Now I know that there are those who criticize me
for seeing complexities
And I do
Because some issues just aren't all that simple


I'm John Kerry may be the acceptence speech that the Senator should have given, but the above lines also work for Sun's Schwartz. Earlier I criticized him for managed economy neomercantilism. In response a kind commenter asked me to read his blog. I did, and my verdict is Jonathan Schwartz is a smart and mostly wrong.

He is wrong on software patents. He is wrong on Java. And he is right on the economics of free software.

First, software patents

Over the course of our conversation, [another executive]e started telling me about his efforts to encourage his portfolio companies to lobby governments to bring software patents to an end. What? Until then, my view on the elimination of software patents was that the vanguard of that position were those without the ability or wherewithal to fight against established patent aggressors. Those who could honestly look at the confusion the US has created around the proliferation of spurious patents, who sought to help others defend against potential inequity - while they built their own value.
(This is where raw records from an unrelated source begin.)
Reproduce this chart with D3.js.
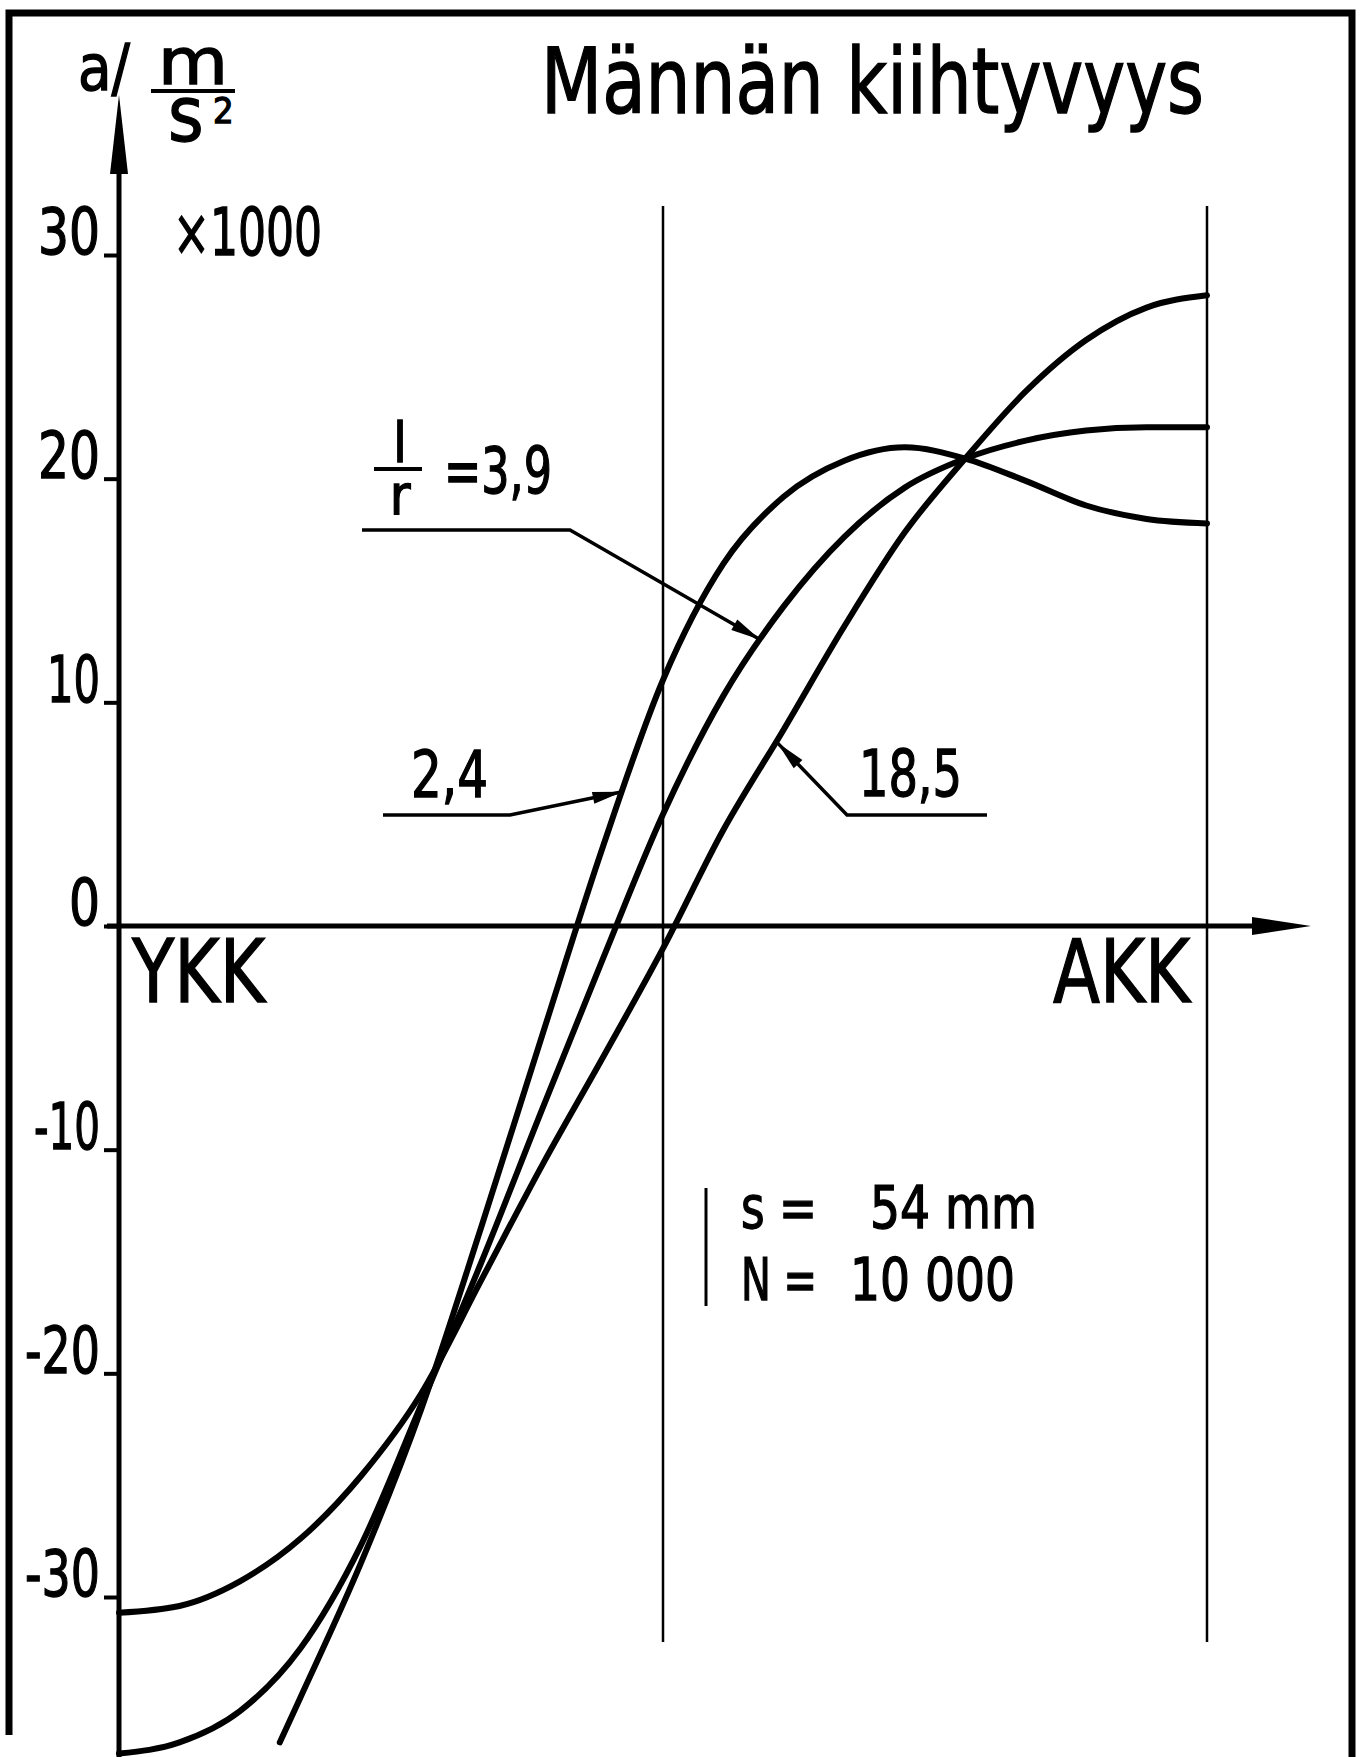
<!DOCTYPE html>
<html>
<head>
<meta charset="utf-8">
<script src="https://cdn.jsdelivr.net/npm/d3@7"></script>
<style>
  body { margin: 0; background: #fff; }
  text { font-family: "Liberation Sans Narrow", "DejaVu Sans Condensed", "Liberation Sans", sans-serif; fill: #000; stroke: #000; stroke-width: 1.3px; }
</style>
</head>
<body>
<div id="chart"></div>
<script>
// crank angle (deg, YKK = 0, AKK = 180) and piston acceleration (x1000 m/s2)
const deg24 = [26.6, 30, 40, 50, 60, 70, 80, 90, 100, 110, 120, 130, 140, 150, 160, 170, 180];
const acc24 = [-36.5, -34.5, -28.5, -21.6, -13.4, -4.9, 3.5, 11.0, 16.2, 19.2, 20.8, 21.4, 20.9, 19.9, 18.8, 18.2, 18.0];

const deg39 = [0, 10, 20, 30, 40, 50, 60, 70, 80, 90, 100, 110, 120, 130, 140, 150, 160, 170, 180];
const acc39 = [-37.0, -36.5, -35.1, -32.3, -27.7, -21.4, -15.0, -8.2, -1.5, 5.0, 10.3, 14.3, 17.4, 19.6, 20.9, 21.7, 22.15, 22.3, 22.3];

const deg185 = [0, 10, 20, 30, 40, 50, 60, 70, 80, 90, 100, 110, 120, 130, 140, 150, 160, 170, 180];
const acc185 = [-30.7, -30.4, -29.3, -27.4, -24.6, -20.9, -15.8, -10.7, -5.9, -1.0, 4.3, 8.8, 13.4, 17.6, 20.9, 23.9, 26.2, 27.65, 28.2];

const yTicks = [30, 20, 10, 0, -10, -20, -30];
const ratioLabels = ["2,4", "3,9", "18,5"];

const width = 1365, height = 1757;

const svg = d3.select("#chart").append("svg")
    .attr("width", width)
    .attr("height", height);

const x = d3.scaleLinear().domain([0, 180]).range([119, 1207]);
const y = d3.scaleLinear().domain([-30, 30]).range([1597, 255]);

// frame
svg.append("path")
    .attr("d", "M9,1735 V13 H1352 V1757")
    .attr("fill", "none")
    .attr("stroke", "black")
    .attr("stroke-width", 7);

// thin verticals at 90 deg and AKK
svg.selectAll(".vline")
    .data([90, 180])
    .enter()
    .append("line")
    .attr("class", "vline")
    .attr("x1", d => x(d)).attr("x2", d => x(d))
    .attr("y1", 206).attr("y2", 1642)
    .attr("stroke", "black")
    .attr("stroke-width", 2.5);

// axes
svg.append("line")
    .attr("x1", x(0)).attr("x2", x(0))
    .attr("y1", 170).attr("y2", height)
    .attr("stroke", "black").attr("stroke-width", 5);
svg.append("polygon")
    .attr("points", `${x(0)},95 ${x(0) - 9},174 ${x(0) + 9},174`)
    .attr("fill", "black");

svg.append("line")
    .attr("x1", x(0) - 12).attr("x2", 1256)
    .attr("y1", y(0)).attr("y2", y(0))
    .attr("stroke", "black").attr("stroke-width", 5);
svg.append("polygon")
    .attr("points", `1311,${y(0)} 1252,${y(0) - 9} 1252,${y(0) + 9}`)
    .attr("fill", "black");

// rough glyph widths of the drawn lettering
const labelWidth = s => s.split("").reduce((w, c) => w + (c === "-" ? 13 : c === "1" ? 22 : 31), 0);

const yAxis = svg.append("g")
    .attr("transform", `translate(${x(0)},0)`)
    .call(d3.axisLeft(y).tickValues(yTicks).tickSize(15).tickPadding(4).tickFormat(d => String(d)));
yAxis.select(".domain").remove();
yAxis.selectAll(".tick line").attr("stroke", "black").attr("stroke-width", 4);
yAxis.selectAll(".tick text")
    .attr("dy", "-0.02em")
    .attr("textLength", d => labelWidth(String(d)))
    .attr("lengthAdjust", "spacingAndGlyphs")
    .style("font-size", "64px")
    .attr("fill", "black");

// curves
const line = d3.line()
    .x(d => x(d[0]))
    .y(d => y(d[1]))
    .curve(d3.curveMonotoneX);

const series = [
    d3.zip(deg24, acc24),
    d3.zip(deg39, acc39),
    d3.zip(deg185, acc185)
];

svg.selectAll(".curve")
    .data(series)
    .enter()
    .append("path")
    .attr("class", "curve")
    .attr("d", line)
    .attr("fill", "none")
    .attr("stroke", "black")
    .attr("stroke-width", 6)
    .attr("stroke-linejoin", "round")
    .attr("stroke-linecap", "round");

// leaders with arrowheads
function arrowHead(tip, from, len, half) {
    const dx = tip[0] - from[0], dy = tip[1] - from[1];
    const L = Math.hypot(dx, dy);
    const ux = dx / L, uy = dy / L;
    const bx = tip[0] - ux * len, by = tip[1] - uy * len;
    return [[tip[0], tip[1]], [bx - uy * half, by + ux * half], [bx + uy * half, by - ux * half]];
}

const leaders = [
    [[383, 815], [510, 815], [x(83.3), y(6.0)]],
    [[362, 530], [570, 530], [x(106.1), y(12.8)]],
    [[987, 815], [847, 815], [x(108.9), y(8.2)]]
];

leaders.forEach(pts => {
    svg.append("path")
        .attr("d", d3.line()(pts))
        .attr("fill", "none")
        .attr("stroke", "black")
        .attr("stroke-width", 3.5);
    svg.append("polygon")
        .attr("points", arrowHead(pts[2], pts[1], 30, 6).map(p => p.join(",")).join(" "))
        .attr("fill", "black");
});

// ratio labels
svg.append("text")
    .attr("x", 411).attr("y", 797)
    .style("font-size", "64px")
    .attr("textLength", 77).attr("lengthAdjust", "spacingAndGlyphs")
    .text(ratioLabels[0]);

svg.append("text")
    .attr("x", 859).attr("y", 796)
    .style("font-size", "64px")
    .attr("textLength", 103).attr("lengthAdjust", "spacingAndGlyphs")
    .text(ratioLabels[2]);

const frac = svg.append("text")
    .attr("text-anchor", "middle")
    .style("font-size", "56px");
frac.append("tspan").attr("x", 400).attr("y", 462).text("l");
frac.append("tspan").attr("x", 400).attr("y", 514).text("r");
svg.append("line")
    .attr("x1", 374).attr("x2", 422)
    .attr("y1", 469).attr("y2", 469)
    .attr("stroke", "black").attr("stroke-width", 4);
svg.append("text")
    .attr("x", 444).attr("y", 493)
    .style("font-size", "64px")
    .attr("textLength", 108).attr("lengthAdjust", "spacingAndGlyphs")
    .text("=" + ratioLabels[1]);

// title and axis labels
svg.append("text")
    .attr("x", 541).attr("y", 113)
    .style("font-size", "90px")
    .attr("textLength", 663).attr("lengthAdjust", "spacingAndGlyphs")
    .text("Männän kiihtyvyys");

const unit = svg.append("text");
unit.append("tspan").attr("x", 78).attr("y", 90).style("font-size", "64px")
    .attr("textLength", 52).attr("lengthAdjust", "spacingAndGlyphs").text("a/");
unit.append("tspan").attr("x", 158).attr("y", 84).style("font-size", "64px")
    .attr("textLength", 70).attr("lengthAdjust", "spacingAndGlyphs").text("m");
unit.append("tspan").attr("x", 168).attr("y", 141).style("font-size", "76px").text("s");
unit.append("tspan").attr("x", 213).attr("y", 123).style("font-size", "36px").text("2");
svg.append("line")
    .attr("x1", 151).attr("x2", 235)
    .attr("y1", 91).attr("y2", 91)
    .attr("stroke", "black").attr("stroke-width", 4);

svg.append("text")
    .attr("x", 173).attr("y", 255)
    .style("font-size", "66px")
    .attr("textLength", 149).attr("lengthAdjust", "spacingAndGlyphs")
    .text("×1000");

svg.append("text")
    .attr("x", 132).attr("y", 1002)
    .style("font-size", "88px")
    .attr("textLength", 133).attr("lengthAdjust", "spacingAndGlyphs")
    .text("YKK");
svg.append("text")
    .attr("x", 1053).attr("y", 1002)
    .style("font-size", "88px")
    .attr("textLength", 137).attr("lengthAdjust", "spacingAndGlyphs")
    .text("AKK");

// engine data note
svg.append("line")
    .attr("x1", 706).attr("x2", 706)
    .attr("y1", 1188).attr("y2", 1306)
    .attr("stroke", "black").attr("stroke-width", 3);
const note = [
    { a: "s =", b: "54 mm", y: 1228, bx: 870, bw: 167 },
    { a: "N =", b: "10 000", y: 1300, bx: 850, bw: 165 }
];
note.forEach(n => {
    svg.append("text")
        .attr("x", 741).attr("y", n.y)
        .style("font-size", "58px")
        .attr("textLength", 76).attr("lengthAdjust", "spacingAndGlyphs")
        .text(n.a);
    svg.append("text")
        .attr("x", n.bx).attr("y", n.y)
        .style("font-size", "58px")
        .attr("textLength", n.bw).attr("lengthAdjust", "spacingAndGlyphs")
        .text(n.b);
});
</script>
</body>
</html>
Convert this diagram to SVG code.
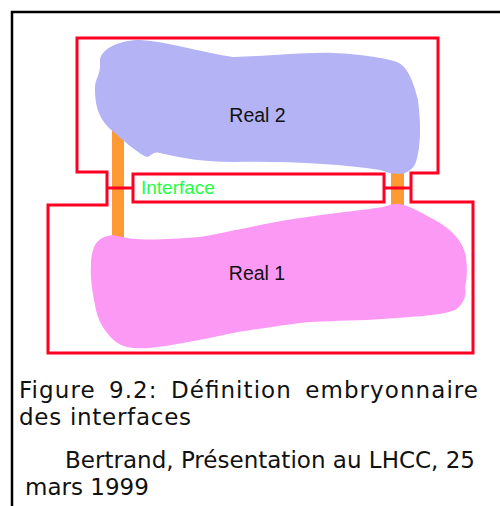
<svg xmlns="http://www.w3.org/2000/svg" width="500" height="506" viewBox="0 0 500 506">
<style>
.red{fill:none;stroke:#ff0022;stroke-width:3}
.bar{fill:#ff9933}
.lbl{font-family:"Liberation Sans",Arial,sans-serif;fill:#111}
.cap{font-family:"DejaVu Sans",Verdana,sans-serif;font-size:23px;fill:#111}
</style>
<rect width="500" height="506" fill="#fff"/>
<g id="frame"><path d="M12 506 V12 H500" fill="none" stroke="#000" stroke-width="2.5"/></g>
<g id="connectors">
<rect class="bar" x="112" y="120" width="12" height="118"/>
<rect class="bar" x="391" y="165" width="13" height="44"/>
</g>
<g id="real2">
<path fill="#b3b3f5" d="M100 62 C99 50 118 40 140 40 C170 42 200 52 233 57 C270 56 310 52 333 53 C360 54 385 58 397 62 C407 66 413 80 418 100 C421 125 421 145 416 162 C413 170 406 174 399 174 C390 174 384 171 380 170 C340 164 290 161 233 162 C205 162 180 158 160 153 C152 151 151 157 147 157 C140 155 120 138 108 127 C97 115 95 103 95 88 C95 78 101 75 100 62 Z"/>
<text class="lbl" x="257.5" y="122" font-size="19.5" text-anchor="middle">Real 2</text>
</g>
<g id="real1">
<path fill="#fc99f5" d="M98 241 C104 236 110 234 118 236 C135 241 160 240 200 237 C230 232 260 224 300 218 C340 212 365 210 383 207 C390 205 395 203 400 204 C410 206 420 212 433 219 C450 228 462 240 465 253 C468 265 467 280 465 287 C467 296 463 305 455 310 C440 316 410 317 367 320 C340 321 320 321 300 323 C270 327 250 330 233 333 C200 340 175 345 150 348 C135 349 124 348 116 342 C105 333 97 320 95 305 C92 290 90 275 91 265 C91 255 93 246 98 241 Z"/>
<text class="lbl" x="257" y="280" font-size="19.5" text-anchor="middle">Real 1</text>
</g>
<g id="outline">
<path class="red" d="M77 38 H438 V173 H411 V202 H473 V353 H48 V205 H107 V172 H77 Z"/>
</g>
<g id="interface">
<rect class="red" x="133" y="174" width="251" height="28"/>
<text x="141" y="194" font-family="Liberation Sans,Arial,sans-serif" font-size="19" fill="#22ff44">Interface</text>
</g>
<g id="links">
<path class="red" d="M107 188 H133 M384 188 H411"/>
</g>
<g id="caption">
<text class="cap" x="19" y="398" word-spacing="5" textLength="459" lengthAdjust="spacing">Figure 9.2: Définition embryonnaire</text>
<text class="cap" x="19" y="425" textLength="172" lengthAdjust="spacing">des interfaces</text>
<text class="cap" x="65" y="468" textLength="410" lengthAdjust="spacing">Bertrand, Présentation au LHCC, 25</text>
<text class="cap" x="25" y="495">mars 1999</text>
</g>
</svg>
But I'm confident an accomplished Silicon Valley VC wasn't the sympathetic constituency the European Union had in mind when it recently considered the reformation - and elimination - of software patents. Asking fledgling nations without software patent portfolios to forego the creation of defensible IP - while the wealthiest nation on earth keeps its powder dry - doesn't seem equitable or desirable. At best, the view that patents should be eliminated for everyone but the US is misguided - at worst, it's a truly cynical attempt to magnify inequities rather than destroy them.


Schwartz misses the point. First, he is talking about software patents specifically, not patents generally. Second, the EU's attempt to restore pre-1990s rules on patents is an attempt to get the US to go back as well. It is an attempt to get them abolished worldwide. Jonathan misrepresents the movement.

And having said it before, let me say it again. I believe in IP. I believe in its value, both economic and social. I believe it should be protected, as any other property, as a means of fostering independence, investment and autonomy. And not just in wealthy nations - but in those struggling to build wealth or pay down debt. I believe the creation, protection and evolution of intellectual property can accelerate everyone's ability to participate in an open network.


Intellecual property is not just another kind of property. It is artificial. The Constitution proclaims

To promote the Progress of Science and useful Arts, by securing for limited Times to Authors and Inventors the exclusive Right to their respective Writings and Discoveries


Unlike property, which is protected from seizure by the Constitution, the founding document of the United States shows that "intellectual property" is a fiction to improve the general welfare.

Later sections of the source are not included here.